Bangladesh offers a great example of how the mobile market can contribute to economic growth, according to a new report from GSMA Intelligence, the GSMA’s new market research arm. And it also helps to illustrate the importance of government support, with biometric registration now a requirement for mobile subscribers in the country.
The GSMA says that in 2015, the country’s mobile sector, accounted for 6.2 percent of its GDP, with a contribution value at about $13 billion. That puts its performance close to the average metrics of its neighbors, even though it has a slightly lower mobile subscriber penetration, at 53 percent. Going forward, GSMA Intelligence expects the market to grow to a value of $17 billion by 2020, with the number of jobs in the sector rising from 780,000 last year to 850,000.
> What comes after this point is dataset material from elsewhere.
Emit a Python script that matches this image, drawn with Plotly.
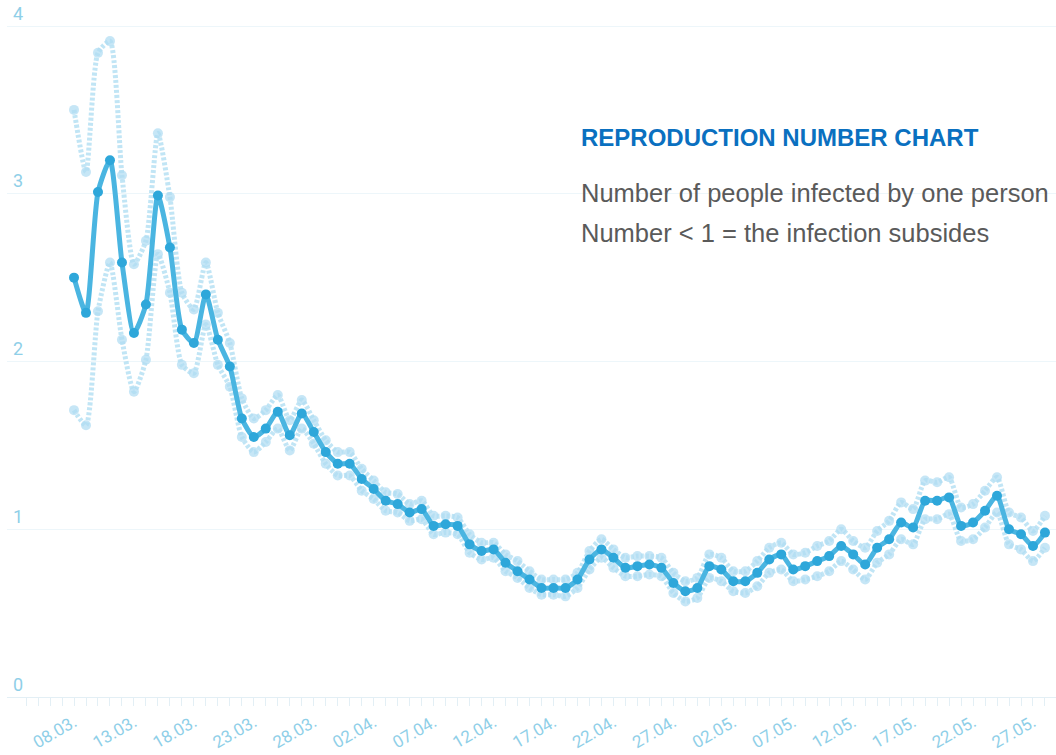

It’s a notable performance given the government’s recently-imposed requirement of biometric registration of mobile subscribers, a move aimed at building security against criminals and terrorists keen to obtain phones under assumed identities. How this regulation affects the mobile sector’s market dynamics is a complicated question, but it’s worth noting that in GSMA Intelligence’s new report, GSMA Head of Spectrum Brett Tarnutzer asserts that by “systematically pursuing a policy framework that increases certainty, acknowledges market realities and removes regulatory barriers to investment and innovation,” the Bangladeshi government can further enrich the market in the years to come.